+++ MATERIAL PROVIDED +++

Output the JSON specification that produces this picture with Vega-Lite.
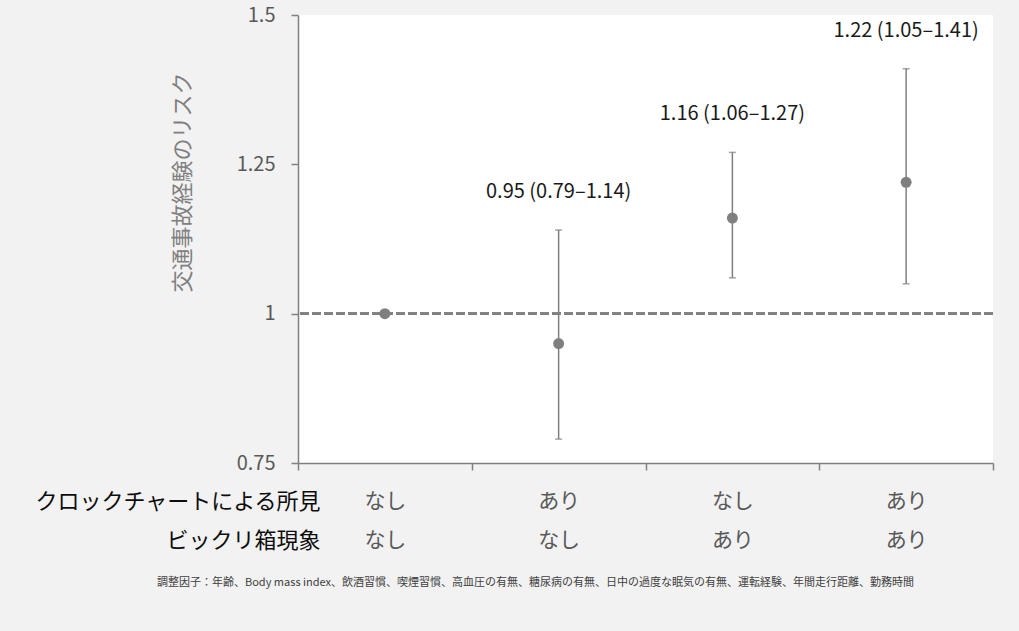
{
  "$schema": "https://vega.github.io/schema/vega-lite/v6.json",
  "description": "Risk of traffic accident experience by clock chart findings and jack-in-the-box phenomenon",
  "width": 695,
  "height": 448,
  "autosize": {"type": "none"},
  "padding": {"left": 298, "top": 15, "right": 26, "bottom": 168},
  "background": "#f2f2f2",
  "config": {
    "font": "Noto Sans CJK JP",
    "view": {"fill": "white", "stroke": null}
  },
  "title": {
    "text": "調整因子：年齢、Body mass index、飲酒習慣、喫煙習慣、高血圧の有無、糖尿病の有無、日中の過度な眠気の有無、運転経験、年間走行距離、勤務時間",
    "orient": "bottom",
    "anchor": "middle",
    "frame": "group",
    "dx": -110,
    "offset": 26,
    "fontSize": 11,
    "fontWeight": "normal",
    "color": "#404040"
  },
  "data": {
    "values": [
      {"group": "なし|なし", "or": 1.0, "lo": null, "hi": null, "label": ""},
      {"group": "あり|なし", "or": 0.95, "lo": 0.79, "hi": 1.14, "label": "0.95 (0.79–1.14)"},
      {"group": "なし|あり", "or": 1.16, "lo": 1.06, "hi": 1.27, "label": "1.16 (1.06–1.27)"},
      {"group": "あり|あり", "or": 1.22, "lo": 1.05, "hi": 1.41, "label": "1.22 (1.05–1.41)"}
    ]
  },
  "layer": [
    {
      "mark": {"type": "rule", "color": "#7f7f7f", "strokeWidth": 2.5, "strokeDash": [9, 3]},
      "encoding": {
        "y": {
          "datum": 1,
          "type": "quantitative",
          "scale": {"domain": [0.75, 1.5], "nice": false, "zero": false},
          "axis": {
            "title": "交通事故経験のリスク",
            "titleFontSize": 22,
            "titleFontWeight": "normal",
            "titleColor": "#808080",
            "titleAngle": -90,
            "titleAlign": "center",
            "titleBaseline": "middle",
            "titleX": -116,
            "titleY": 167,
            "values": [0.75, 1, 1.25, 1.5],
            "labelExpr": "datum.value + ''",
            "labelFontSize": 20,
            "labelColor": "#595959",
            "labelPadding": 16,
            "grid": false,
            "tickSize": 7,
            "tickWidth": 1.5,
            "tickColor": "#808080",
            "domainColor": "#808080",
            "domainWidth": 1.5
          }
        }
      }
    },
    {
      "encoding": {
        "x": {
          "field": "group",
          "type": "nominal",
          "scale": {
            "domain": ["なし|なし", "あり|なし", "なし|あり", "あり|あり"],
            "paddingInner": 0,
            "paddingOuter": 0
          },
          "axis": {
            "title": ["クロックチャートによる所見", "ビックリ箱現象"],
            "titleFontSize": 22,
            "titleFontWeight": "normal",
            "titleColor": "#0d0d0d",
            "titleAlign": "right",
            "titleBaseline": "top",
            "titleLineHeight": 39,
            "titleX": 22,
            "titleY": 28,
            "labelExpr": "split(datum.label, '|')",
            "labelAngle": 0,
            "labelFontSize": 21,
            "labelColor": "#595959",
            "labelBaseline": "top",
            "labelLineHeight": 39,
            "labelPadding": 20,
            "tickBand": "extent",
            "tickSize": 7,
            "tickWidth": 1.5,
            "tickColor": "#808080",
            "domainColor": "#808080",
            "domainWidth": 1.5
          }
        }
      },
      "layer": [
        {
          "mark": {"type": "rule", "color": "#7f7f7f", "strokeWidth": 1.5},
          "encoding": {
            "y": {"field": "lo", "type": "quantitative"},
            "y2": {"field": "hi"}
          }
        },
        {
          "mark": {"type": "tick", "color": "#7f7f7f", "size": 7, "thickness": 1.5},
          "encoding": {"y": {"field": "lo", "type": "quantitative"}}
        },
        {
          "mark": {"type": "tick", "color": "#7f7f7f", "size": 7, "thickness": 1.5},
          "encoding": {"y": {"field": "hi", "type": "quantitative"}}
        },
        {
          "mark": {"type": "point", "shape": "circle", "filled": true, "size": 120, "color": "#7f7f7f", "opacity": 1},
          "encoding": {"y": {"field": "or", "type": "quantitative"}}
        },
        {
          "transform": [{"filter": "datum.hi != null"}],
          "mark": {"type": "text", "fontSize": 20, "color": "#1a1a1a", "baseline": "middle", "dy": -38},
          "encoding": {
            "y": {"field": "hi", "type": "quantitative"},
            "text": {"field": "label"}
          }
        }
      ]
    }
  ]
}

+++

Leave out the pictures and give the listing above again exactly.

Output the JSON specification that produces this picture with Vega-Lite.
{
  "$schema": "https://vega.github.io/schema/vega-lite/v6.json",
  "description": "Risk of traffic accident experience by clock chart findings and jack-in-the-box phenomenon",
  "width": 695,
  "height": 448,
  "autosize": {"type": "none"},
  "padding": {"left": 298, "top": 15, "right": 26, "bottom": 168},
  "background": "#f2f2f2",
  "config": {
    "font": "Noto Sans CJK JP",
    "view": {"fill": "white", "stroke": null}
  },
  "title": {
    "text": "調整因子：年齢、Body mass index、飲酒習慣、喫煙習慣、高血圧の有無、糖尿病の有無、日中の過度な眠気の有無、運転経験、年間走行距離、勤務時間",
    "orient": "bottom",
    "anchor": "middle",
    "frame": "group",
    "dx": -110,
    "offset": 26,
    "fontSize": 11,
    "fontWeight": "normal",
    "color": "#404040"
  },
  "data": {
    "values": [
      {"group": "なし|なし", "or": 1.0, "lo": null, "hi": null, "label": ""},
      {"group": "あり|なし", "or": 0.95, "lo": 0.79, "hi": 1.14, "label": "0.95 (0.79–1.14)"},
      {"group": "なし|あり", "or": 1.16, "lo": 1.06, "hi": 1.27, "label": "1.16 (1.06–1.27)"},
      {"group": "あり|あり", "or": 1.22, "lo": 1.05, "hi": 1.41, "label": "1.22 (1.05–1.41)"}
    ]
  },
  "layer": [
    {
      "mark": {"type": "rule", "color": "#7f7f7f", "strokeWidth": 2.5, "strokeDash": [9, 3]},
      "encoding": {
        "y": {
          "datum": 1,
          "type": "quantitative",
          "scale": {"domain": [0.75, 1.5], "nice": false, "zero": false},
          "axis": {
            "title": "交通事故経験のリスク",
            "titleFontSize": 22,
            "titleFontWeight": "normal",
            "titleColor": "#808080",
            "titleAngle": -90,
            "titleAlign": "center",
            "titleBaseline": "middle",
            "titleX": -116,
            "titleY": 167,
            "values": [0.75, 1, 1.25, 1.5],
            "labelExpr": "datum.value + ''",
            "labelFontSize": 20,
            "labelColor": "#595959",
            "labelPadding": 16,
            "grid": false,
            "tickSize": 7,
            "tickWidth": 1.5,
            "tickColor": "#808080",
            "domainColor": "#808080",
            "domainWidth": 1.5
          }
        }
      }
    },
    {
      "encoding": {
        "x": {
          "field": "group",
          "type": "nominal",
          "scale": {
            "domain": ["なし|なし", "あり|なし", "なし|あり", "あり|あり"],
            "paddingInner": 0,
            "paddingOuter": 0
          },
          "axis": {
            "title": ["クロックチャートによる所見", "ビックリ箱現象"],
            "titleFontSize": 22,
            "titleFontWeight": "normal",
            "titleColor": "#0d0d0d",
            "titleAlign": "right",
            "titleBaseline": "top",
            "titleLineHeight": 39,
            "titleX": 22,
            "titleY": 28,
            "labelExpr": "split(datum.label, '|')",
            "labelAngle": 0,
            "labelFontSize": 21,
            "labelColor": "#595959",
            "labelBaseline": "top",
            "labelLineHeight": 39,
            "labelPadding": 20,
            "tickBand": "extent",
            "tickSize": 7,
            "tickWidth": 1.5,
            "tickColor": "#808080",
            "domainColor": "#808080",
            "domainWidth": 1.5
          }
        }
      },
      "layer": [
        {
          "mark": {"type": "rule", "color": "#7f7f7f", "strokeWidth": 1.5},
          "encoding": {
            "y": {"field": "lo", "type": "quantitative"},
            "y2": {"field": "hi"}
          }
        },
        {
          "mark": {"type": "tick", "color": "#7f7f7f", "size": 7, "thickness": 1.5},
          "encoding": {"y": {"field": "lo", "type": "quantitative"}}
        },
        {
          "mark": {"type": "tick", "color": "#7f7f7f", "size": 7, "thickness": 1.5},
          "encoding": {"y": {"field": "hi", "type": "quantitative"}}
        },
        {
          "mark": {"type": "point", "shape": "circle", "filled": true, "size": 120, "color": "#7f7f7f", "opacity": 1},
          "encoding": {"y": {"field": "or", "type": "quantitative"}}
        },
        {
          "transform": [{"filter": "datum.hi != null"}],
          "mark": {"type": "text", "fontSize": 20, "color": "#1a1a1a", "baseline": "middle", "dy": -38},
          "encoding": {
            "y": {"field": "hi", "type": "quantitative"},
            "text": {"field": "label"}
          }
        }
      ]
    }
  ]
}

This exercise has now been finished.